STAMBERG: Just beyond the granite walls where Nick was carving, a mammoth statue of Dr. King looms over the Tidal Basin. The sculptor, Lei Yixin, first made four small models of the statue, each with a different facial expression. Photographs of all four were shown to Dr. King's children. Which one looks most like the father you knew?

ED JACKSON: They chose the very first creation that Lei had produced.

STAMBERG: Ed Jackson is executive architect for the King Memorial. He was responsible for every aspect of the project - choices about the sculptor, the kinds of trees that embrace the site, the stone for the walls and for the sculpture. That last decision - Dr. King is carved from pink granite - is a bit peculiar. The noble, black man, flag bearer for his race, rising in what they call shrimp pink granite.

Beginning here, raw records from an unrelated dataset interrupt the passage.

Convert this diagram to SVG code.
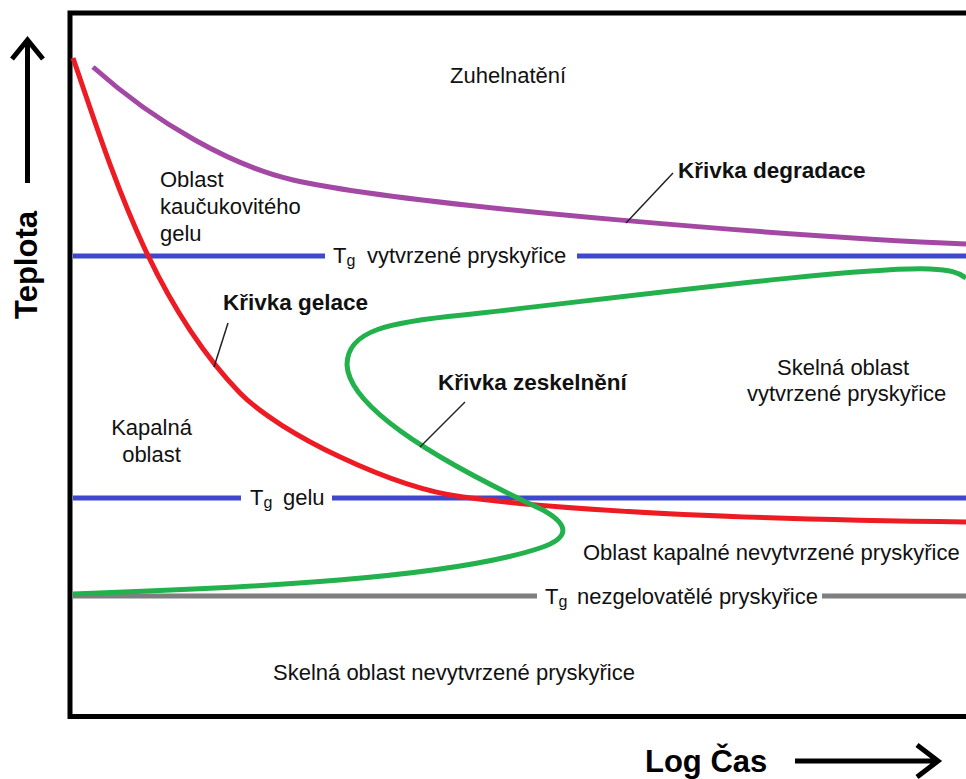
<svg xmlns="http://www.w3.org/2000/svg" width="966" height="779" viewBox="0 0 966 779">
<style>
.t{font-family:"Liberation Sans",Arial,sans-serif;font-size:22px;fill:#111}
.b{font-family:"Liberation Sans",Arial,sans-serif;font-size:22.5px;font-weight:bold;fill:#111}
.ax{font-family:"Liberation Sans",Arial,sans-serif;font-size:31px;font-weight:bold;fill:#000}
.sub{font-size:16px}
.c{fill:none;stroke-width:5}
.k{fill:none;stroke:#000;stroke-width:5}
.lead{fill:none;stroke:#222;stroke-width:1.5}
</style>
<rect width="966" height="779" fill="#fff"/>
<g id="frame"><path class="k" d="M966,13 H70 V716.5 H966" stroke-width="6"/></g>
<g id="axis-y">
<path class="k" d="M27.5,183 V40 M12,59 L27.5,40 L43,59"/>
<text class="ax" font-size="30" transform="translate(37,265) rotate(-90)" text-anchor="middle">Teplota</text>
</g>
<g id="axis-x">
<path class="k" d="M795,761 H938 M917,745 L938,761 L917,777"/>
<text class="ax" x="645" y="772">Log Čas</text>
</g>
<g id="tg-cured">
<path class="c" stroke="#3f48cc" d="M73,256 H325 M577,256 H966"/>
<text class="t" x="333" y="263">T<tspan class="sub" dy="3">g</tspan><tspan x="367" dy="-3">vytvrzené pryskyřice</tspan></text>
</g>
<g id="tg-gel">
<path class="c" stroke="#3f48cc" d="M73,498 H241 M332,498 H966"/>
<text class="t" x="250" y="505">T<tspan class="sub" dy="3">g</tspan><tspan x="283" dy="-3">gelu</tspan></text>
</g>
<g id="tg-ungelable">
<path class="c" stroke="#7f7f7f" d="M73,596 H537 M822,596 H966"/>
<text class="t" x="545" y="604">T<tspan class="sub" dy="3">g</tspan><tspan x="577" dy="-3">nezgelovatělé pryskyřice</tspan></text>
</g>
<g id="degradation-curve">
<path class="c" stroke="#a349a4" d="M93,67 C158,125 233,166 293,180 C413,207 816,238 966,244"/>
</g>
<g id="gelation-curve">
<path class="c" stroke="#ed1c24" d="M73,58 C110,165 150,300 240,393 C280,434 393,488 463,497 C600,515 800,520 966,522"/>
</g>
<g id="vitrification-curve">
<path class="c" stroke="#22b14c" d="M73,594 C250,588 450,578 540,548 C570,538 570,525 543,510 C500,490 350,420 347,365 C347,330 390,322 463,315 C600,300 860,266 930,269 C950,270 958,272 966,278"/>
</g>
<g id="connectors">
<path class="lead" d="M673,173 L626,223"/>
<path class="lead" d="M228,323 L214,367"/>
<path class="lead" d="M465,402 L420,447"/>
</g>
<g id="label-char"><text class="t" x="450" y="83">Zuhelnatění</text></g>
<g id="label-rubber">
<text class="t" x="160" y="187">Oblast</text>
<text class="t" x="160" y="214">kaučukovitého</text>
<text class="t" x="160" y="241">gelu</text>
</g>
<g id="label-degradation"><text class="b" x="678" y="178">Křivka degradace</text></g>
<g id="label-gelation"><text class="b" x="223" y="310">Křivka gelace</text></g>
<g id="label-vitrification"><text class="b" x="438" y="390">Křivka zeskelnění</text></g>
<g id="label-glass-cured">
<text class="t" x="777" y="375">Skelná oblast</text>
<text class="t" x="747" y="401">vytvrzené pryskyřice</text>
</g>
<g id="label-liquid">
<text class="t" x="151.5" y="435" text-anchor="middle">Kapalná</text>
<text class="t" x="151.5" y="462" text-anchor="middle">oblast</text>
</g>
<g id="label-liquid-uncured"><text class="t" x="583" y="560">Oblast kapalné nevytvrzené pryskyřice</text></g>
<g id="label-glass-uncured"><text class="t" x="273" y="680">Skelná oblast nevytvrzené pryskyřice</text></g>
</svg>
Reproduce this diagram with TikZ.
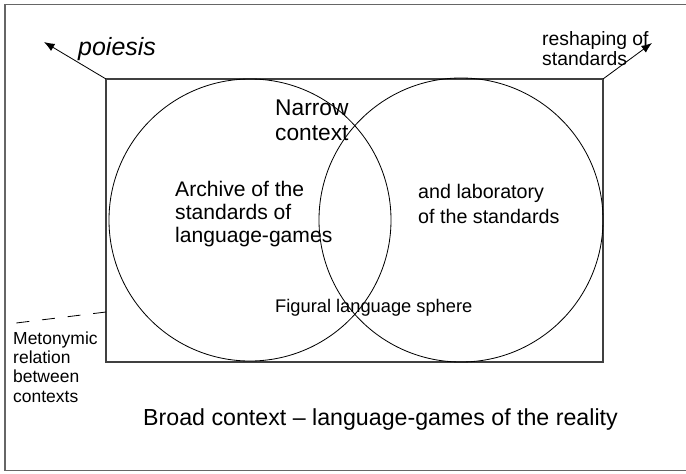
\documentclass[tikz,border=0pt]{standalone}
\usepackage{fontspec}
\setmainfont{Liberation Sans}
\usepackage{xcolor}
\usepackage{tikz}
\usetikzlibrary{positioning,shapes,arrows.meta,calc}

\tikzset{
    lbl/.style={inner sep=0pt, anchor=base west, align=left},
    sphere/.style={draw, circle, inner sep=0pt, line width=0.7pt},
    outarrow/.style={-{Latex[length=9pt,width=7pt]}, line width=0.7pt}
}

\begin{document}
\begin{tikzpicture}[x=0.03cm, y=-0.03cm]
    \useasboundingbox (0,0) rectangle (686,474);
    % broad context frame
    \draw[black!60, line width=1pt] (5,4.5) rectangle (688,470.5);
    % narrow context
    \coordinate (ctxnw) at (106,79);
    \coordinate (ctxne) at (603,79);
    \coordinate (ctxse) at (603,362);
    \coordinate (ctxw) at (106,312);
    \draw[black!75, line width=0.9pt] (ctxnw) rectangle (ctxse);

    \node[sphere, minimum size=8.46cm] (archive) at (250,220) {};
    \node[sphere, minimum size=8.52cm] (laboratory) at (461,220) {};

    \coordinate (poiesistip) at (44,42);
    \coordinate (reshapetip) at (652,43);
    \coordinate (metotip) at (8,324);
    \draw[outarrow] (ctxnw) -- (poiesistip);
    \draw[outarrow] (ctxne) -- (reshapetip);
    \draw[dash pattern=on 11pt off 11pt, line width=0.7pt] (ctxw) -- (metotip);

    % base anchor sits on the last line
    \node[lbl, font=\fontsize{21.3}{25}\selectfont\itshape] (poiesis) at (78,55) {poiesis};
    \node[lbl, font=\fontsize{16.5}{16.5}\selectfont] (reshape) at (542,65) {reshaping of\\standards};
    \node[lbl, font=\fontsize{19.4}{21.3}\selectfont] (narrow) at (275,140) {Narrow\\context};
    \node[lbl, font=\fontsize{18}{19.6}\selectfont] (archivetxt) at (175,242)
        {Archive of the\\standards of\\language-games};
    \node[lbl, font=\fontsize{16.8}{20.5}\selectfont] (labtxt) at (418,223)
        {and laboratory\\of the standards};
    \node[lbl, font=\fontsize{15.6}{17}\selectfont] (figural) at (275,312) {Figural language sphere};
    \node[lbl, font=\fontsize{14.9}{16.5}\selectfont] (metonymic) at (13,402)
        {Metonymic\\relation\\between\\contexts};
    \node[lbl, font=\fontsize{19.8}{21}\selectfont] (broad) at (143,425)
        {Broad context -- language-games of the reality};
\end{tikzpicture}
\end{document}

JACKSON: I was after a granite that could withstand the test of time and the elements and to select a granite piece that depicted an African-American as opposed to a gray or white or solid black, which would be problematic at night to light it up.

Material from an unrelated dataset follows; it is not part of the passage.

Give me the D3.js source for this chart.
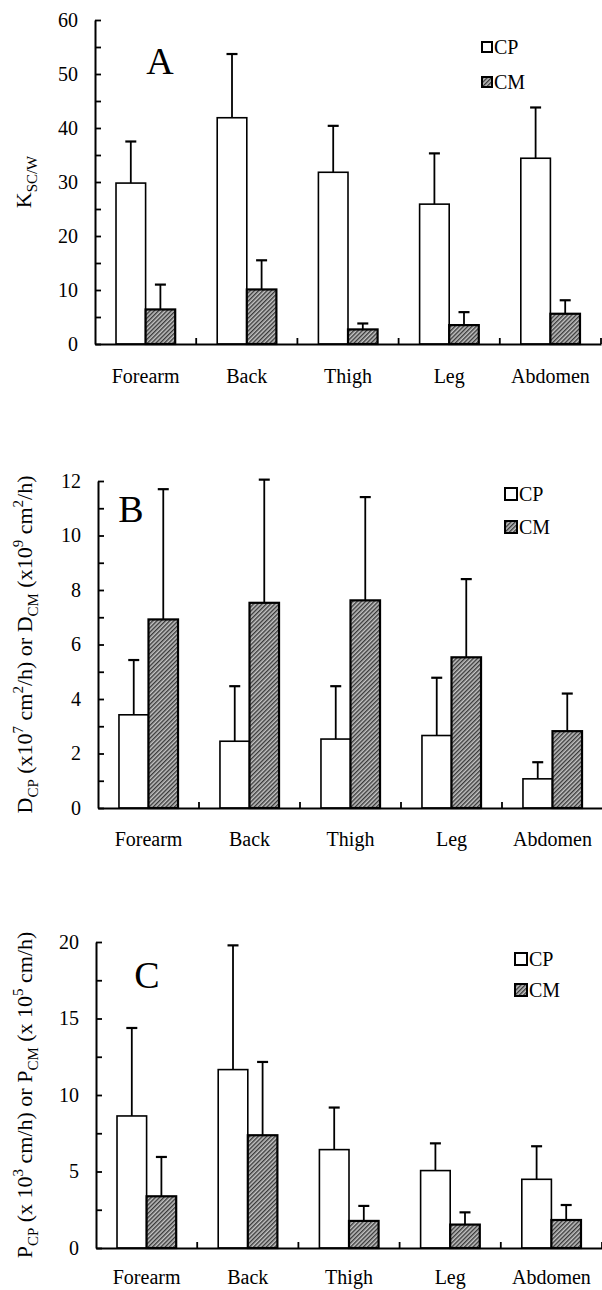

STAMBERG: A memorial for all seasons, Dr. Jackson has watched weather settle along this newest addition to the banks of the Tidal Basin. Snow froze the water and made the walls and statue look snowcapped. And the famous Washington, D.C. spring added special meaning.

JACKSON: For us, the essence of the cherry trees blooming each spring is an affirmation that his dream hasn't died, that it is reborn every spring.

STAMBERG: Thomas Jefferson and Abraham Lincoln have inhabited their memorials for decades. The architects and sculptors and masons and landscapers who created this newest monument know what weather and time can do. Carver Nick Benson is philosophical.

BENSON: You know, Percy Shelly's poem, "Ozymandias," look on my work, ye might in despair. Nothing will last. Nothing is eternal. So, all of manmade objects will disintegrate away. But this will stay here for a while.

STAMBERG: In a few weeks, the Martin Luther King Jr. Memorial will be officially dedicated, a permanent reminder of the man who articulated a dream for so many Americans.

(SOUNDBITE OF MUSIC, "WE SHALL OVERCOME")

LUTHER KING: I have a dream that one day even the state of Mississippi, a state sweltering with the heat of injustice, sweltering with the heat of oppression, be transformed into an oasis of freedom and justice. I have a dream.